20. The assessee has raised an additional ground reading as under :
“The assessee submits that the education cess and secondary and higher education cess amounting to Rs.18,97,751/- may kindly be allowed as a deduction while computing the total income of the assessee.”
21. The Hon’ble Supreme Court in National Thermal Power Company Ltd. Vs. CIT (1998) 229 ITR 383 (SC) has observed that “the purpose of the assessment proceedings before the taxing authorities is to assess correctly the tax liability of an assessee in accordance with law. If, for example, as a result of a judicial decision given while the appeal is pending before the Tribunal, it is found that a non-taxable item is taxed or a permissible deduction is denied, we do not see any reason why the assessee should be prevented from raising that question before the tribunal for the first time, so long as the relevant facts are on record in respect of that item”. Answering the question posed before it in affirmative, their Lordships held that on the facts found by the authorities below, if a question of law arises (though not raised before the authorities) which has bearing on the tax liability of the assessee, the Tribunal has jurisdiction to examine the same. Having gone through the subject matter of the additional ground taken by the assessee, it is discernible that the additional ground raises a pure question of law. We, therefore, admit the additional ground and espouse it for disposal on merits.

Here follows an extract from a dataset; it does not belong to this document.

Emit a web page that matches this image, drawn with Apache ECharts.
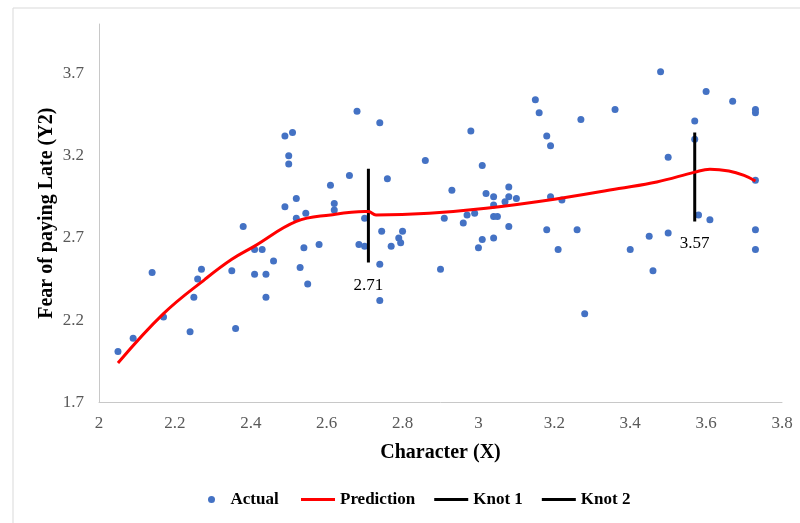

22. We find that the issue raised through the additional ground is no more res integra in view of the judgment of Hon’ble jurisdictional High Court in Sesa Goa Lt. Vs. JCIT (2020) 423 ITR 426 (Bom.) in which it has been held that Education Cess is not disallowable expenditure u/s.40(a)(ii) of the Act. Similar view has earlier been taken by the Hon’ble Rajasthan High Court in Chambal Fertilisers and Chemicals Ltd. and Another Vs. JCIT (2018) 102 CCH 0202 (Raj-HC). As correctness of the amount has not been disputed by the ld. DR, we direct to allow deduction for such an amount.
23. In the result, the appeal of the assessee is partly allowed and that of the Revenue is partly allowed for statistical purposes.
Order pronounced in the Open Court on 08th December, 2020.